WHAT TO DO: Write out the material exactly. Do not include the pictures.

--- Start ---

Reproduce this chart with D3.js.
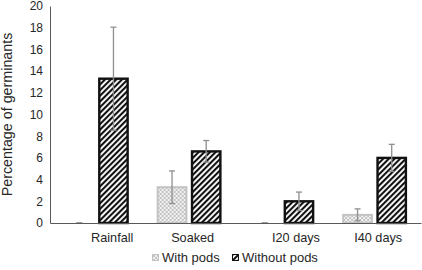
<!DOCTYPE html>
<html lang="en">
<head>
    <meta charset="UTF-8">
    <title>Percentage of germinants</title>
    <script src="https://cdnjs.cloudflare.com/ajax/libs/d3/7.8.5/d3.min.js"></script>
    <style>
        body {
            margin: 0;
            background: #fff;
            font-family: "Liberation Sans", Arial, sans-serif;
        }
        text {
            fill: #262626;
            white-space: pre;
        }
    </style>
</head>
<body>
    <div id="wrapper"></div>
    <script>
        // data
        const categories = ['Rainfall', 'Soaked', 'I20 days', 'I40 days']
        // leading spaces as in the original sheet labels
        const tickLabels = ['         Rainfall', '  Soaked', '        I20 days', '  I40 days']
        const seriesNames = ['With pods', 'Without pods']
        const withPods = [0, 3.3, 0, 0.75]
        const withPodsErr = [0, 1.5, 0, 0.55]
        const withoutPods = [13.3, 6.6, 2.0, 6.0]
        const withoutPodsErr = [4.75, 1.0, 0.85, 1.25]
        const yTicks = [0, 2, 4, 6, 8, 10, 12, 14, 16, 18, 20]

        const dimensions = {
            width: 422,
            height: 270,
            margin: { top: 6, right: 1, bottom: 47, left: 50 }
        }
        dimensions.boundedWidth = dimensions.width - dimensions.margin.left - dimensions.margin.right
        dimensions.boundedHeight = dimensions.height - dimensions.margin.top - dimensions.margin.bottom

        const svg = d3.select('#wrapper')
            .append('svg')
            .attr('width', dimensions.width)
            .attr('height', dimensions.height)

        // patterns
        const defs = svg.append('defs')
        const stripe = defs.append('pattern')
            .attr('id', 'stripe')
            .attr('patternUnits', 'userSpaceOnUse')
            .attr('width', 4)
            .attr('height', 4)
            .attr('patternTransform', 'rotate(45)')
        stripe.append('rect').attr('width', 4).attr('height', 4).attr('fill', '#fff')
        stripe.append('rect').attr('width', 2.1).attr('height', 4).attr('fill', '#111')

        const cross = defs.append('pattern')
            .attr('id', 'cross')
            .attr('patternUnits', 'userSpaceOnUse')
            .attr('width', 4)
            .attr('height', 4)
        cross.append('rect').attr('width', 4).attr('height', 4).attr('fill', '#f2f2f2')
        cross.append('path')
            .attr('d', 'M0,0L4,4M4,0L0,4')
            .attr('stroke', '#bdbdbd')
            .attr('stroke-width', 0.9)

        const bounds = svg.append('g')
            .attr('transform', `translate(${dimensions.margin.left},${dimensions.margin.top})`)

        // scales
        const x0 = d3.scaleBand()
            .domain(categories)
            .range([0, dimensions.boundedWidth])
            .paddingInner(0.3)
            .paddingOuter(0.15)

        const x1 = d3.scaleBand()
            .domain(seriesNames)
            .range([0, x0.bandwidth()])
            .paddingInner(0.1)

        const yScale = d3.scaleLinear()
            .domain([0, 20])
            .range([dimensions.boundedHeight, 0])

        const rows = categories.map((c, i) => ({
            category: c,
            values: [
                { series: seriesNames[0], value: withPods[i], err: withPodsErr[i] },
                { series: seriesNames[1], value: withoutPods[i], err: withoutPodsErr[i] }
            ]
        }))

        const fills = { 'With pods': 'url(#cross)', 'Without pods': 'url(#stripe)' }
        const strokes = { 'With pods': '#c3c3c3', 'Without pods': '#111' }
        const strokeWidths = { 'With pods': 2, 'Without pods': 2.4 }

        // y axis
        const yAxis = bounds.append('g')
            .call(d3.axisLeft(yScale).tickValues(yTicks).tickSize(0).tickPadding(7))
        yAxis.select('.domain').attr('stroke', '#595959')
        yAxis.selectAll('text')
            .style('font-size', '12px')
            .style('font-family', '"Liberation Sans", Arial, sans-serif')
            .attr('fill', '#262626')

        // bars
        const groups = bounds.append('g')
            .selectAll('g')
            .data(rows)
            .join('g')
            .attr('transform', d => `translate(${x0(d.category)},0)`)

        groups.selectAll('rect')
            .data(d => d.values)
            .join('rect')
            .filter(d => d.value > 0)
            .attr('x', d => x1(d.series) + strokeWidths[d.series] / 2)
            .attr('y', d => yScale(d.value))
            .attr('width', d => x1.bandwidth() - strokeWidths[d.series])
            .attr('height', d => yScale(0) - yScale(d.value))
            .attr('fill', d => fills[d.series])
            .attr('stroke', d => strokes[d.series])
            .attr('stroke-width', d => strokeWidths[d.series])

        // error bars
        const capW = 3
        const errs = groups.selectAll('g.err')
            .data(d => d.values)
            .join('g')
            .attr('class', 'err')
            .attr('stroke', '#8f8f8f')
            .attr('stroke-width', 1.3)
        const cx = d => x1(d.series) + x1.bandwidth() / 2
        errs.append('line')
            .attr('x1', cx).attr('x2', cx)
            .attr('y1', d => yScale(d.value + d.err))
            .attr('y2', d => yScale(Math.max(0, d.value - d.err)))
        errs.append('line')
            .attr('x1', d => cx(d) - capW).attr('x2', d => cx(d) + capW)
            .attr('y1', d => yScale(d.value + d.err))
            .attr('y2', d => yScale(d.value + d.err))
        errs.append('line')
            .attr('x1', d => cx(d) - capW).attr('x2', d => cx(d) + capW)
            .attr('y1', d => yScale(Math.max(0, d.value - d.err)))
            .attr('y2', d => yScale(Math.max(0, d.value - d.err)))

        // x axis
        const xAxis = bounds.append('g')
            .attr('transform', `translate(0,${dimensions.boundedHeight})`)
            .call(d3.axisBottom(x0).tickSize(0).tickPadding(10)
                .tickFormat((d, i) => tickLabels[i]))
        xAxis.select('.domain').attr('stroke', '#595959')
        xAxis.selectAll('text')
            .style('font-size', '12.7px')
            .style('font-family', '"Liberation Sans", Arial, sans-serif')
            .attr('fill', '#262626')

        // y axis title
        svg.append('text')
            .attr('transform', `translate(12,${dimensions.margin.top + dimensions.boundedHeight / 2}) rotate(-90)`)
            .attr('text-anchor', 'middle')
            .style('font-size', '14.3px')
            .text('Percentage of germinants')

        // legend
        const legend = svg.append('g')
            .attr('transform', 'translate(152,254)')
        const legendX = [0, 80]
        const items = legend.selectAll('g')
            .data(seriesNames)
            .join('g')
            .attr('transform', (d, i) => `translate(${legendX[i]},0)`)
        items.append('rect')
            .attr('x', 0.5).attr('y', 0.5)
            .attr('width', 6).attr('height', 6)
            .attr('fill', d => fills[d])
            .attr('stroke', d => strokes[d])
            .attr('stroke-width', 1)
        items.append('text')
            .attr('x', 10)
            .attr('y', 8.3)
            .style('font-size', '13px')
            .text(d => d)
    </script>
</body>
</html>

--- End ---

CORRECT RESPONSE:
Reproduce this chart with D3.js.
<!DOCTYPE html>
<html lang="en">
<head>
    <meta charset="UTF-8">
    <title>Percentage of germinants</title>
    <script src="https://cdnjs.cloudflare.com/ajax/libs/d3/7.8.5/d3.min.js"></script>
    <style>
        body {
            margin: 0;
            background: #fff;
            font-family: "Liberation Sans", Arial, sans-serif;
        }
        text {
            fill: #262626;
            white-space: pre;
        }
    </style>
</head>
<body>
    <div id="wrapper"></div>
    <script>
        // data
        const categories = ['Rainfall', 'Soaked', 'I20 days', 'I40 days']
        // leading spaces as in the original sheet labels
        const tickLabels = ['         Rainfall', '  Soaked', '        I20 days', '  I40 days']
        const seriesNames = ['With pods', 'Without pods']
        const withPods = [0, 3.3, 0, 0.75]
        const withPodsErr = [0, 1.5, 0, 0.55]
        const withoutPods = [13.3, 6.6, 2.0, 6.0]
        const withoutPodsErr = [4.75, 1.0, 0.85, 1.25]
        const yTicks = [0, 2, 4, 6, 8, 10, 12, 14, 16, 18, 20]

        const dimensions = {
            width: 422,
            height: 270,
            margin: { top: 6, right: 1, bottom: 47, left: 50 }
        }
        dimensions.boundedWidth = dimensions.width - dimensions.margin.left - dimensions.margin.right
        dimensions.boundedHeight = dimensions.height - dimensions.margin.top - dimensions.margin.bottom

        const svg = d3.select('#wrapper')
            .append('svg')
            .attr('width', dimensions.width)
            .attr('height', dimensions.height)

        // patterns
        const defs = svg.append('defs')
        const stripe = defs.append('pattern')
            .attr('id', 'stripe')
            .attr('patternUnits', 'userSpaceOnUse')
            .attr('width', 4)
            .attr('height', 4)
            .attr('patternTransform', 'rotate(45)')
        stripe.append('rect').attr('width', 4).attr('height', 4).attr('fill', '#fff')
        stripe.append('rect').attr('width', 2.1).attr('height', 4).attr('fill', '#111')

        const cross = defs.append('pattern')
            .attr('id', 'cross')
            .attr('patternUnits', 'userSpaceOnUse')
            .attr('width', 4)
            .attr('height', 4)
        cross.append('rect').attr('width', 4).attr('height', 4).attr('fill', '#f2f2f2')
        cross.append('path')
            .attr('d', 'M0,0L4,4M4,0L0,4')
            .attr('stroke', '#bdbdbd')
            .attr('stroke-width', 0.9)

        const bounds = svg.append('g')
            .attr('transform', `translate(${dimensions.margin.left},${dimensions.margin.top})`)

        // scales
        const x0 = d3.scaleBand()
            .domain(categories)
            .range([0, dimensions.boundedWidth])
            .paddingInner(0.3)
            .paddingOuter(0.15)

        const x1 = d3.scaleBand()
            .domain(seriesNames)
            .range([0, x0.bandwidth()])
            .paddingInner(0.1)

        const yScale = d3.scaleLinear()
            .domain([0, 20])
            .range([dimensions.boundedHeight, 0])

        const rows = categories.map((c, i) => ({
            category: c,
            values: [
                { series: seriesNames[0], value: withPods[i], err: withPodsErr[i] },
                { series: seriesNames[1], value: withoutPods[i], err: withoutPodsErr[i] }
            ]
        }))

        const fills = { 'With pods': 'url(#cross)', 'Without pods': 'url(#stripe)' }
        const strokes = { 'With pods': '#c3c3c3', 'Without pods': '#111' }
        const strokeWidths = { 'With pods': 2, 'Without pods': 2.4 }

        // y axis
        const yAxis = bounds.append('g')
            .call(d3.axisLeft(yScale).tickValues(yTicks).tickSize(0).tickPadding(7))
        yAxis.select('.domain').attr('stroke', '#595959')
        yAxis.selectAll('text')
            .style('font-size', '12px')
            .style('font-family', '"Liberation Sans", Arial, sans-serif')
            .attr('fill', '#262626')

        // bars
        const groups = bounds.append('g')
            .selectAll('g')
            .data(rows)
            .join('g')
            .attr('transform', d => `translate(${x0(d.category)},0)`)

        groups.selectAll('rect')
            .data(d => d.values)
            .join('rect')
            .filter(d => d.value > 0)
            .attr('x', d => x1(d.series) + strokeWidths[d.series] / 2)
            .attr('y', d => yScale(d.value))
            .attr('width', d => x1.bandwidth() - strokeWidths[d.series])
            .attr('height', d => yScale(0) - yScale(d.value))
            .attr('fill', d => fills[d.series])
            .attr('stroke', d => strokes[d.series])
            .attr('stroke-width', d => strokeWidths[d.series])

        // error bars
        const capW = 3
        const errs = groups.selectAll('g.err')
            .data(d => d.values)
            .join('g')
            .attr('class', 'err')
            .attr('stroke', '#8f8f8f')
            .attr('stroke-width', 1.3)
        const cx = d => x1(d.series) + x1.bandwidth() / 2
        errs.append('line')
            .attr('x1', cx).attr('x2', cx)
            .attr('y1', d => yScale(d.value + d.err))
            .attr('y2', d => yScale(Math.max(0, d.value - d.err)))
        errs.append('line')
            .attr('x1', d => cx(d) - capW).attr('x2', d => cx(d) + capW)
            .attr('y1', d => yScale(d.value + d.err))
            .attr('y2', d => yScale(d.value + d.err))
        errs.append('line')
            .attr('x1', d => cx(d) - capW).attr('x2', d => cx(d) + capW)
            .attr('y1', d => yScale(Math.max(0, d.value - d.err)))
            .attr('y2', d => yScale(Math.max(0, d.value - d.err)))

        // x axis
        const xAxis = bounds.append('g')
            .attr('transform', `translate(0,${dimensions.boundedHeight})`)
            .call(d3.axisBottom(x0).tickSize(0).tickPadding(10)
                .tickFormat((d, i) => tickLabels[i]))
        xAxis.select('.domain').attr('stroke', '#595959')
        xAxis.selectAll('text')
            .style('font-size', '12.7px')
            .style('font-family', '"Liberation Sans", Arial, sans-serif')
            .attr('fill', '#262626')

        // y axis title
        svg.append('text')
            .attr('transform', `translate(12,${dimensions.margin.top + dimensions.boundedHeight / 2}) rotate(-90)`)
            .attr('text-anchor', 'middle')
            .style('font-size', '14.3px')
            .text('Percentage of germinants')

        // legend
        const legend = svg.append('g')
            .attr('transform', 'translate(152,254)')
        const legendX = [0, 80]
        const items = legend.selectAll('g')
            .data(seriesNames)
            .join('g')
            .attr('transform', (d, i) => `translate(${legendX[i]},0)`)
        items.append('rect')
            .attr('x', 0.5).attr('y', 0.5)
            .attr('width', 6).attr('height', 6)
            .attr('fill', d => fills[d])
            .attr('stroke', d => strokes[d])
            .attr('stroke-width', 1)
        items.append('text')
            .attr('x', 10)
            .attr('y', 8.3)
            .style('font-size', '13px')
            .text(d => d)
    </script>
</body>
</html>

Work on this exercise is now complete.